> [Data shown]

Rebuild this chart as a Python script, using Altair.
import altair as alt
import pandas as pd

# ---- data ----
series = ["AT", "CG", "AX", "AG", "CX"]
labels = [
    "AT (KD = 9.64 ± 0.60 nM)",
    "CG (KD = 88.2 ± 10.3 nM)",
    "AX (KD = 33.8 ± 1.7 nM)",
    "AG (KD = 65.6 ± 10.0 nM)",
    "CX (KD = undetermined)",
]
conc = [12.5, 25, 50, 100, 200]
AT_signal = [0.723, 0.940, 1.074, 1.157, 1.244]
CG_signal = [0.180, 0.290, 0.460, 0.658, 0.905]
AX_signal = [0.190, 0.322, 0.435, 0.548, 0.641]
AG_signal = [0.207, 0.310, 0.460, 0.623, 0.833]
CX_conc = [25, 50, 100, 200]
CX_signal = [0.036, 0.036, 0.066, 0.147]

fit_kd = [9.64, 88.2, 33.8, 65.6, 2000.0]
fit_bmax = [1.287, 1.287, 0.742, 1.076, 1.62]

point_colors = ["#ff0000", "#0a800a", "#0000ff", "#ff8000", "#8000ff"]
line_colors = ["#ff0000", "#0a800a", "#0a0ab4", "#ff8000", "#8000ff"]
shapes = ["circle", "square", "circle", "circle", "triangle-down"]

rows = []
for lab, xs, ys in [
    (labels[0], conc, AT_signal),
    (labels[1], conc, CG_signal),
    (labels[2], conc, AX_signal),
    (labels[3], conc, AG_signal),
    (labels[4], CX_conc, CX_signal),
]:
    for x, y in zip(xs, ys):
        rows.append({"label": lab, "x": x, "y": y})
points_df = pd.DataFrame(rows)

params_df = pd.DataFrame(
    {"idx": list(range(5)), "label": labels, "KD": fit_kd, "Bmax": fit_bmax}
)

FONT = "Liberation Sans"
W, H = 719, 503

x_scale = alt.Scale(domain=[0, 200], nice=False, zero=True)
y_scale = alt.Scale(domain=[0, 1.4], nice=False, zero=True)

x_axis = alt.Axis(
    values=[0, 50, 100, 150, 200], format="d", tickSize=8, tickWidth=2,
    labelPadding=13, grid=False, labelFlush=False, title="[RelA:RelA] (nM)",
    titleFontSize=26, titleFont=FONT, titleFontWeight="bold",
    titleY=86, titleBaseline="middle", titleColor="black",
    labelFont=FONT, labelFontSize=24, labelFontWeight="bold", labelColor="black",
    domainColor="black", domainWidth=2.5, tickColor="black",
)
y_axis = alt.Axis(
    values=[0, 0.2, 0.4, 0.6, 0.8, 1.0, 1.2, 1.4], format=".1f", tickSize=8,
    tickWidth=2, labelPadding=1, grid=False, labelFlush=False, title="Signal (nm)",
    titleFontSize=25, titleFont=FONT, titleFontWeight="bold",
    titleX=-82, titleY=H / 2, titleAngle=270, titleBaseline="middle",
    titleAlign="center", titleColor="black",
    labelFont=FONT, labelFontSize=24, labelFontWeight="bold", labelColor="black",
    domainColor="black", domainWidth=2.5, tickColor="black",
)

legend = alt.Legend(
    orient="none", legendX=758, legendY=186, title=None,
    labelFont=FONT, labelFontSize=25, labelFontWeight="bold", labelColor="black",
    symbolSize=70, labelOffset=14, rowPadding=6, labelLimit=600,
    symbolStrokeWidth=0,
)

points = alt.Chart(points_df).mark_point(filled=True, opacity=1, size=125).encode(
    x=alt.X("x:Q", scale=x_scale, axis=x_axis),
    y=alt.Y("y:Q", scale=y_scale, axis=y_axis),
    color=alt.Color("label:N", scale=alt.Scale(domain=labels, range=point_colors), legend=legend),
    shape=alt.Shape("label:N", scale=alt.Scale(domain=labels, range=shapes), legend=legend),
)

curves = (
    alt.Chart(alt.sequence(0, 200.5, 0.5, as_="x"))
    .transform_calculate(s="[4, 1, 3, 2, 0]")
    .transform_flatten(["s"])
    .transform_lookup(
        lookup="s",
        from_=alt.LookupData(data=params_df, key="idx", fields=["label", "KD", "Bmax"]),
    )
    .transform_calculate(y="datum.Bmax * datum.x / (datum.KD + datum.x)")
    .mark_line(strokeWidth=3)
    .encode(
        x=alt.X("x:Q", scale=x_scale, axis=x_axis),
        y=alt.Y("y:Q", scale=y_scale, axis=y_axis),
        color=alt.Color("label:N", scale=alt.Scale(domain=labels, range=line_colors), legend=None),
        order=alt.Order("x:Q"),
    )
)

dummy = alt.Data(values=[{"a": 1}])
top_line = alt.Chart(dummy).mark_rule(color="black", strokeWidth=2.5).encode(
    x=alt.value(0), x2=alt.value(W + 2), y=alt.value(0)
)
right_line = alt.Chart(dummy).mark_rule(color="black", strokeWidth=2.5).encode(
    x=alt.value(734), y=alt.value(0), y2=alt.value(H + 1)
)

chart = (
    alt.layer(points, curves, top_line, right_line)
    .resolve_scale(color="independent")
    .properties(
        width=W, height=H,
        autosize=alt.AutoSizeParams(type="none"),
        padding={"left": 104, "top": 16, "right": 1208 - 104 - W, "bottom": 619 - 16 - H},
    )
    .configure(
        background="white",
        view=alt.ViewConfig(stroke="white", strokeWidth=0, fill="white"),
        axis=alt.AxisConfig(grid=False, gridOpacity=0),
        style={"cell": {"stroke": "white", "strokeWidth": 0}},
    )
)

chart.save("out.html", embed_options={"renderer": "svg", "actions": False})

> [Problem] Output all of the data above without any alteration.

> [Written response]
Rebuild this chart as a Python script, using Altair.
import altair as alt
import pandas as pd

# ---- data ----
series = ["AT", "CG", "AX", "AG", "CX"]
labels = [
    "AT (KD = 9.64 ± 0.60 nM)",
    "CG (KD = 88.2 ± 10.3 nM)",
    "AX (KD = 33.8 ± 1.7 nM)",
    "AG (KD = 65.6 ± 10.0 nM)",
    "CX (KD = undetermined)",
]
conc = [12.5, 25, 50, 100, 200]
AT_signal = [0.723, 0.940, 1.074, 1.157, 1.244]
CG_signal = [0.180, 0.290, 0.460, 0.658, 0.905]
AX_signal = [0.190, 0.322, 0.435, 0.548, 0.641]
AG_signal = [0.207, 0.310, 0.460, 0.623, 0.833]
CX_conc = [25, 50, 100, 200]
CX_signal = [0.036, 0.036, 0.066, 0.147]

fit_kd = [9.64, 88.2, 33.8, 65.6, 2000.0]
fit_bmax = [1.287, 1.287, 0.742, 1.076, 1.62]

point_colors = ["#ff0000", "#0a800a", "#0000ff", "#ff8000", "#8000ff"]
line_colors = ["#ff0000", "#0a800a", "#0a0ab4", "#ff8000", "#8000ff"]
shapes = ["circle", "square", "circle", "circle", "triangle-down"]

rows = []
for lab, xs, ys in [
    (labels[0], conc, AT_signal),
    (labels[1], conc, CG_signal),
    (labels[2], conc, AX_signal),
    (labels[3], conc, AG_signal),
    (labels[4], CX_conc, CX_signal),
]:
    for x, y in zip(xs, ys):
        rows.append({"label": lab, "x": x, "y": y})
points_df = pd.DataFrame(rows)

params_df = pd.DataFrame(
    {"idx": list(range(5)), "label": labels, "KD": fit_kd, "Bmax": fit_bmax}
)

FONT = "Liberation Sans"
W, H = 719, 503

x_scale = alt.Scale(domain=[0, 200], nice=False, zero=True)
y_scale = alt.Scale(domain=[0, 1.4], nice=False, zero=True)

x_axis = alt.Axis(
    values=[0, 50, 100, 150, 200], format="d", tickSize=8, tickWidth=2,
    labelPadding=13, grid=False, labelFlush=False, title="[RelA:RelA] (nM)",
    titleFontSize=26, titleFont=FONT, titleFontWeight="bold",
    titleY=86, titleBaseline="middle", titleColor="black",
    labelFont=FONT, labelFontSize=24, labelFontWeight="bold", labelColor="black",
    domainColor="black", domainWidth=2.5, tickColor="black",
)
y_axis = alt.Axis(
    values=[0, 0.2, 0.4, 0.6, 0.8, 1.0, 1.2, 1.4], format=".1f", tickSize=8,
    tickWidth=2, labelPadding=1, grid=False, labelFlush=False, title="Signal (nm)",
    titleFontSize=25, titleFont=FONT, titleFontWeight="bold",
    titleX=-82, titleY=H / 2, titleAngle=270, titleBaseline="middle",
    titleAlign="center", titleColor="black",
    labelFont=FONT, labelFontSize=24, labelFontWeight="bold", labelColor="black",
    domainColor="black", domainWidth=2.5, tickColor="black",
)

legend = alt.Legend(
    orient="none", legendX=758, legendY=186, title=None,
    labelFont=FONT, labelFontSize=25, labelFontWeight="bold", labelColor="black",
    symbolSize=70, labelOffset=14, rowPadding=6, labelLimit=600,
    symbolStrokeWidth=0,
)

points = alt.Chart(points_df).mark_point(filled=True, opacity=1, size=125).encode(
    x=alt.X("x:Q", scale=x_scale, axis=x_axis),
    y=alt.Y("y:Q", scale=y_scale, axis=y_axis),
    color=alt.Color("label:N", scale=alt.Scale(domain=labels, range=point_colors), legend=legend),
    shape=alt.Shape("label:N", scale=alt.Scale(domain=labels, range=shapes), legend=legend),
)

curves = (
    alt.Chart(alt.sequence(0, 200.5, 0.5, as_="x"))
    .transform_calculate(s="[4, 1, 3, 2, 0]")
    .transform_flatten(["s"])
    .transform_lookup(
        lookup="s",
        from_=alt.LookupData(data=params_df, key="idx", fields=["label", "KD", "Bmax"]),
    )
    .transform_calculate(y="datum.Bmax * datum.x / (datum.KD + datum.x)")
    .mark_line(strokeWidth=3)
    .encode(
        x=alt.X("x:Q", scale=x_scale, axis=x_axis),
        y=alt.Y("y:Q", scale=y_scale, axis=y_axis),
        color=alt.Color("label:N", scale=alt.Scale(domain=labels, range=line_colors), legend=None),
        order=alt.Order("x:Q"),
    )
)

dummy = alt.Data(values=[{"a": 1}])
top_line = alt.Chart(dummy).mark_rule(color="black", strokeWidth=2.5).encode(
    x=alt.value(0), x2=alt.value(W + 2), y=alt.value(0)
)
right_line = alt.Chart(dummy).mark_rule(color="black", strokeWidth=2.5).encode(
    x=alt.value(734), y=alt.value(0), y2=alt.value(H + 1)
)

chart = (
    alt.layer(points, curves, top_line, right_line)
    .resolve_scale(color="independent")
    .properties(
        width=W, height=H,
        autosize=alt.AutoSizeParams(type="none"),
        padding={"left": 104, "top": 16, "right": 1208 - 104 - W, "bottom": 619 - 16 - H},
    )
    .configure(
        background="white",
        view=alt.ViewConfig(stroke="white", strokeWidth=0, fill="white"),
        axis=alt.AxisConfig(grid=False, gridOpacity=0),
        style={"cell": {"stroke": "white", "strokeWidth": 0}},
    )
)

chart.save("out.html", embed_options={"renderer": "svg", "actions": False})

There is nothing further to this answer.